JOB: How many lines in this material include the string "LaTeX"? Answer with the number and nothing further.

SOURCE MATERIAL:
++++

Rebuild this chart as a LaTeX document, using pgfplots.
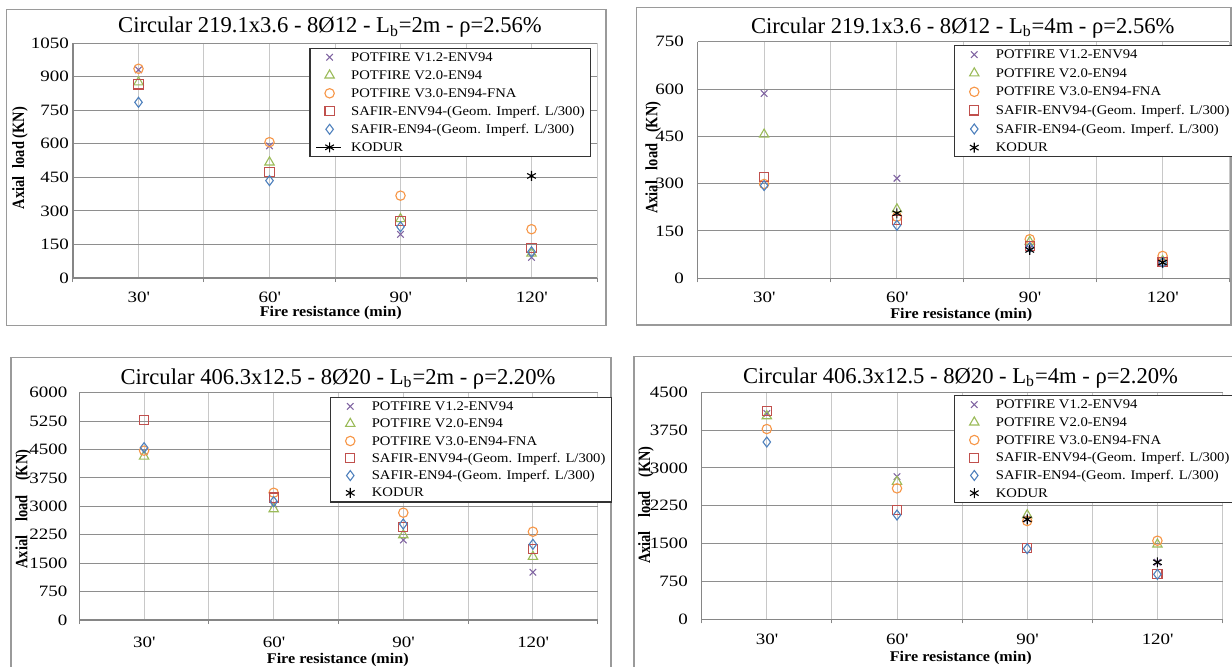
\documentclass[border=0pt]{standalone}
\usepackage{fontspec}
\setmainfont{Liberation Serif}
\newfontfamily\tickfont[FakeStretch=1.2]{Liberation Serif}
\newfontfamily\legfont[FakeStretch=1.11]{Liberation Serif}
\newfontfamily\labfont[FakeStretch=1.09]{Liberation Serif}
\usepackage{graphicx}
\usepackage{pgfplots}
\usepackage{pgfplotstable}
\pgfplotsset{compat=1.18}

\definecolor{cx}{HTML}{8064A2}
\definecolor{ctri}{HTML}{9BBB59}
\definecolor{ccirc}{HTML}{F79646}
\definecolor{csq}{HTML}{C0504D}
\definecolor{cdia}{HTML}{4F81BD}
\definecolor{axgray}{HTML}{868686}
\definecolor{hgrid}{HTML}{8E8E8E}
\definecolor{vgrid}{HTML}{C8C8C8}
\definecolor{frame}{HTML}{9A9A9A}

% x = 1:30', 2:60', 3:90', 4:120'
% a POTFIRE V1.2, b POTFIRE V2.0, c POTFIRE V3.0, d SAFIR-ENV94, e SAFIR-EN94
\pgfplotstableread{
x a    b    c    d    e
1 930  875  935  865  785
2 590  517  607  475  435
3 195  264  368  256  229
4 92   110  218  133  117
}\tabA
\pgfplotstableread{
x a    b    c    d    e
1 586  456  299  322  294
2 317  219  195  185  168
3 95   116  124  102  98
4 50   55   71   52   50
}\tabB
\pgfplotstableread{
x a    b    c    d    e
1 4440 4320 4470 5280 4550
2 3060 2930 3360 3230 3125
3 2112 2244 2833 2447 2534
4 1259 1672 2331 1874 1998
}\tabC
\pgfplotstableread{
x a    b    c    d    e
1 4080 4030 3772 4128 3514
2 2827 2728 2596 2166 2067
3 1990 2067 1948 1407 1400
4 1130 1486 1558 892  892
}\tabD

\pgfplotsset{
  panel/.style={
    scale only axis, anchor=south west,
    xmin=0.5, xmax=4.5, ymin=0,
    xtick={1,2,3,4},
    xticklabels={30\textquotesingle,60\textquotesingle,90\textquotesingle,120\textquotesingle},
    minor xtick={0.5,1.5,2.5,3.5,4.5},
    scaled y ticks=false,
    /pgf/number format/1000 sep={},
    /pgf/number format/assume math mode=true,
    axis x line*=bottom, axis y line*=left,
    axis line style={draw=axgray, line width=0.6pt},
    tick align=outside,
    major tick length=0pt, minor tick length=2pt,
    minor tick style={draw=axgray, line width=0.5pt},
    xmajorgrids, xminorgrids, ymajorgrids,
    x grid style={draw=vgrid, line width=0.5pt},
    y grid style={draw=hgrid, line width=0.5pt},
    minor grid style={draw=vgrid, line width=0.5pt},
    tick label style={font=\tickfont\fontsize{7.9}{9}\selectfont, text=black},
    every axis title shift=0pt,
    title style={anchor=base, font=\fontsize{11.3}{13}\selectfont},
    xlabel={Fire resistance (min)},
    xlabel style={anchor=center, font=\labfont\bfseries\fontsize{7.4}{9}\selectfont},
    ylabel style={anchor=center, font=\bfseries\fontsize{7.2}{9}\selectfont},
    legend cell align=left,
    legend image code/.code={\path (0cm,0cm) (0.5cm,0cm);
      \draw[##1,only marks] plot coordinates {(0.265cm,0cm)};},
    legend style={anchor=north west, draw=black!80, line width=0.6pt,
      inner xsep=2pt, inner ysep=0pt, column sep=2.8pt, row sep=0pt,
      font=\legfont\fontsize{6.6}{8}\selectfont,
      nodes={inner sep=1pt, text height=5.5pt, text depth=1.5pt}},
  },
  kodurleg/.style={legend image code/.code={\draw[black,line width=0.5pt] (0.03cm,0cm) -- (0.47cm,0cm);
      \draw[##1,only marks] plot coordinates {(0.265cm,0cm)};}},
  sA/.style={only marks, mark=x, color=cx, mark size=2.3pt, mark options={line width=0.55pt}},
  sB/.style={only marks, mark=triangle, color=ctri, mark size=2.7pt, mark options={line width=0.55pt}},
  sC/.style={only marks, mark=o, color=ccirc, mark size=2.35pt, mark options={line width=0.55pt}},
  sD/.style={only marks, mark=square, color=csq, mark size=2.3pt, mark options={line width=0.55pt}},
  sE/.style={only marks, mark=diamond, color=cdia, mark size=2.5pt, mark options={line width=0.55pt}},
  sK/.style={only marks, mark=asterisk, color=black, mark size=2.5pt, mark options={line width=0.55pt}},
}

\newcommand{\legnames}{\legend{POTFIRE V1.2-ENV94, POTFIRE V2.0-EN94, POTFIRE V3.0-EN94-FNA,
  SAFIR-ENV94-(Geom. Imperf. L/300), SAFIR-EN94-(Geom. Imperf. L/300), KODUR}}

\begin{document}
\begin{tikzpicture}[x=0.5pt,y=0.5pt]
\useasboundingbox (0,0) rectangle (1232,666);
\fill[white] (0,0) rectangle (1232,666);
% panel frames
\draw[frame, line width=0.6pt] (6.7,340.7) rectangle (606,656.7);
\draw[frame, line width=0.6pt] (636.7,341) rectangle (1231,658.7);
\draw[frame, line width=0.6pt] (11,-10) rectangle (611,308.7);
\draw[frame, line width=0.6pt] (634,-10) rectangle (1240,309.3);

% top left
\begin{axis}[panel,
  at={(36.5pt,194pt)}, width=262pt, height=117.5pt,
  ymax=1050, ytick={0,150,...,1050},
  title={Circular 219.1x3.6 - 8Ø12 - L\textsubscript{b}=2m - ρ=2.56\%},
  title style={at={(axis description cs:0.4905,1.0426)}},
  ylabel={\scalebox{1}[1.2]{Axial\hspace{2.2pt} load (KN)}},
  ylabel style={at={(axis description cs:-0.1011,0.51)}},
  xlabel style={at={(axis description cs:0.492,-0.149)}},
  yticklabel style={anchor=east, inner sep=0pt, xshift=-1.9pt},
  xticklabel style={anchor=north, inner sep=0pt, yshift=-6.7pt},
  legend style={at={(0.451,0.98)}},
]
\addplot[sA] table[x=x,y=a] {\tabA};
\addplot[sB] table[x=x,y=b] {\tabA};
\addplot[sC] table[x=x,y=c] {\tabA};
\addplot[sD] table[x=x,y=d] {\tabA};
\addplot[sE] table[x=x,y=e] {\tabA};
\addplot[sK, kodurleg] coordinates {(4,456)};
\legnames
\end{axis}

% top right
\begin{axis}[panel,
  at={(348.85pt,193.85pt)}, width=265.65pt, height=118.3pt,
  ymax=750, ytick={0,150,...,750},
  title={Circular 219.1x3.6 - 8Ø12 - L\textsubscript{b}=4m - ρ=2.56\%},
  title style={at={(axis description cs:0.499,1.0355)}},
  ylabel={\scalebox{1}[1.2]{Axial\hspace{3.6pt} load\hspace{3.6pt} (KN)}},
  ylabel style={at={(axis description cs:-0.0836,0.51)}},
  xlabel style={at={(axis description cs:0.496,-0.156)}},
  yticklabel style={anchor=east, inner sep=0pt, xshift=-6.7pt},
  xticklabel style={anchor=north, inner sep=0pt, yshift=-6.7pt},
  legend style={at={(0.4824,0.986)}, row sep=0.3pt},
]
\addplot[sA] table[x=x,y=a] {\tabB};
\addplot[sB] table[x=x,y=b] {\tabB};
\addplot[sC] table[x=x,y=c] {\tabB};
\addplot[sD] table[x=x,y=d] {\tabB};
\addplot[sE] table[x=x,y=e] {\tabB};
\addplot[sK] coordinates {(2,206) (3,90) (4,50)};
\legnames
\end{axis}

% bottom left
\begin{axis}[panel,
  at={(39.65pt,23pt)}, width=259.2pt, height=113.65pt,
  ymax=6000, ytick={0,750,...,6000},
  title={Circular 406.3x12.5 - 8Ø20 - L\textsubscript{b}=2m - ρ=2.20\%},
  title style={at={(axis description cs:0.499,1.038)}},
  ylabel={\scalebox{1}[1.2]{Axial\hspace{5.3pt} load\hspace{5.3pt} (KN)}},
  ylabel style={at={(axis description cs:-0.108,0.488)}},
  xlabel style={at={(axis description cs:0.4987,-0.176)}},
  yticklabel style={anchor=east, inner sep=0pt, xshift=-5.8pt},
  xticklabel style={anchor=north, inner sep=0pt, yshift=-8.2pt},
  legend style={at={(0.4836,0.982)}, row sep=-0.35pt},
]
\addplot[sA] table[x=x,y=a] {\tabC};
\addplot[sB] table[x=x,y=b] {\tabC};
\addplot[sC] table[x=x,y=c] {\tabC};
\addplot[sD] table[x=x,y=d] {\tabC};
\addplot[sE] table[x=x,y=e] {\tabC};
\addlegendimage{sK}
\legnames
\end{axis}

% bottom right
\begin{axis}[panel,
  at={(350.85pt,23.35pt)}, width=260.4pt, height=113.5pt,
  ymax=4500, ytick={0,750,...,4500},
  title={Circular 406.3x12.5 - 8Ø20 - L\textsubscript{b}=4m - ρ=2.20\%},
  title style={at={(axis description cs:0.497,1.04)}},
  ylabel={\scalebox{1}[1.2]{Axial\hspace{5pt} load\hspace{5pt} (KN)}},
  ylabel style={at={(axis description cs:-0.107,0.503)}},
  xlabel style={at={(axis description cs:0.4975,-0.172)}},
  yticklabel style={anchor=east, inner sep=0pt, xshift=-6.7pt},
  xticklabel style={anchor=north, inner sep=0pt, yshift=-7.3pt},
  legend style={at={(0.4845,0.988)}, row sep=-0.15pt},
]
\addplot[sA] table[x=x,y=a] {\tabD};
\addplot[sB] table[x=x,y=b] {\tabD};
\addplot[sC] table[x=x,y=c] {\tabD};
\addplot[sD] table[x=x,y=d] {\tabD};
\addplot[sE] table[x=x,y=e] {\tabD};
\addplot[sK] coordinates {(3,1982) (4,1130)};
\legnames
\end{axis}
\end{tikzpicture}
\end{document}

++++

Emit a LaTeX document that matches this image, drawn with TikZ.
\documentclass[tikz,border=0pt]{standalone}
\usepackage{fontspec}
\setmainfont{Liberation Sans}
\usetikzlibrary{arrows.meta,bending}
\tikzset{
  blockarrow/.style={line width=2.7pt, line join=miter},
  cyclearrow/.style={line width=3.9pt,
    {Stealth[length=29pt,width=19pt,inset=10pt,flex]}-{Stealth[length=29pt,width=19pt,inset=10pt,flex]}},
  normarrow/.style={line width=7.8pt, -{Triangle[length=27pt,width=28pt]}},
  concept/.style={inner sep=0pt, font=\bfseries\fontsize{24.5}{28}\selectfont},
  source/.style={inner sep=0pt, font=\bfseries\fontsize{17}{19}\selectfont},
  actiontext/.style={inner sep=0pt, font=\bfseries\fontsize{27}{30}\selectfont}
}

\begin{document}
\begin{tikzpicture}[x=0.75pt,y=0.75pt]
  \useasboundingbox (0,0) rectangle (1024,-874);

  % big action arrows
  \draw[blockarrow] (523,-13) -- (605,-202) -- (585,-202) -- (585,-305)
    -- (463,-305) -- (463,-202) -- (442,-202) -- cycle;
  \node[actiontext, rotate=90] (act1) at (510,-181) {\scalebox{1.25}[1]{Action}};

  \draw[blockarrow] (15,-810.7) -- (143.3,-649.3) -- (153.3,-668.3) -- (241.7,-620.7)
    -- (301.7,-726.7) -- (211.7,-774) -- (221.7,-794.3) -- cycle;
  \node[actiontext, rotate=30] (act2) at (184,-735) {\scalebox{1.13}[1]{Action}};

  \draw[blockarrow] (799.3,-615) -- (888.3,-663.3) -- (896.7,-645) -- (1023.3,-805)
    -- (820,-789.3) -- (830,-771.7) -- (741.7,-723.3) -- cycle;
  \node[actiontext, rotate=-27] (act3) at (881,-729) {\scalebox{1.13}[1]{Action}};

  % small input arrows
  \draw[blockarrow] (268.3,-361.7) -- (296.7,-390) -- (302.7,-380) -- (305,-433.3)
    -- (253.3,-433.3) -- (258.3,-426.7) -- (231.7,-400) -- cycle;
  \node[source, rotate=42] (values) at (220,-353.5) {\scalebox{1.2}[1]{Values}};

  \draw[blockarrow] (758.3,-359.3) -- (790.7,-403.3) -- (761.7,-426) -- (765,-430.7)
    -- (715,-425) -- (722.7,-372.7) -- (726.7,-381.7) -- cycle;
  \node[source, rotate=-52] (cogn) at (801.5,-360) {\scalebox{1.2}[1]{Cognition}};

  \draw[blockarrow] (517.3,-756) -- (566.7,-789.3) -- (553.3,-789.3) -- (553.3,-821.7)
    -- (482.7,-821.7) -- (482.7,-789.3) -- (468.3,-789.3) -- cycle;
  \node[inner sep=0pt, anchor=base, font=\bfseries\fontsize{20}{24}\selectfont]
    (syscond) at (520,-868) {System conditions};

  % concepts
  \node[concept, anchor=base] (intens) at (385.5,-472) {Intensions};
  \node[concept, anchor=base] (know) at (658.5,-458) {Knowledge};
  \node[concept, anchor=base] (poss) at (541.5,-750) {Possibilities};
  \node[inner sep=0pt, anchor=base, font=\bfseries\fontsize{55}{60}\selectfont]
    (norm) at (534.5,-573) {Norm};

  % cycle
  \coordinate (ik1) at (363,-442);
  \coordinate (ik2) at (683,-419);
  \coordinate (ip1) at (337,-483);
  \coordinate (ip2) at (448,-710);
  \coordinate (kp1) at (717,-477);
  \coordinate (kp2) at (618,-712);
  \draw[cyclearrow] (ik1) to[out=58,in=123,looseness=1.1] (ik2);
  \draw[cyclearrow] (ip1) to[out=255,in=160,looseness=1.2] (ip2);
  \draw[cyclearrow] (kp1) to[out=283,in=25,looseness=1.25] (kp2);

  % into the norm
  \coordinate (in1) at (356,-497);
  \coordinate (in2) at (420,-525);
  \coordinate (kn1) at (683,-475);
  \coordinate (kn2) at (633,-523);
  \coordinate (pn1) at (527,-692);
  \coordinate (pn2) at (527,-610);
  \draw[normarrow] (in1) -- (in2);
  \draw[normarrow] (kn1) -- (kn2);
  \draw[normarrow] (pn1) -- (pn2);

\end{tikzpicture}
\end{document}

++++

COMPLETE OUTPUT: 2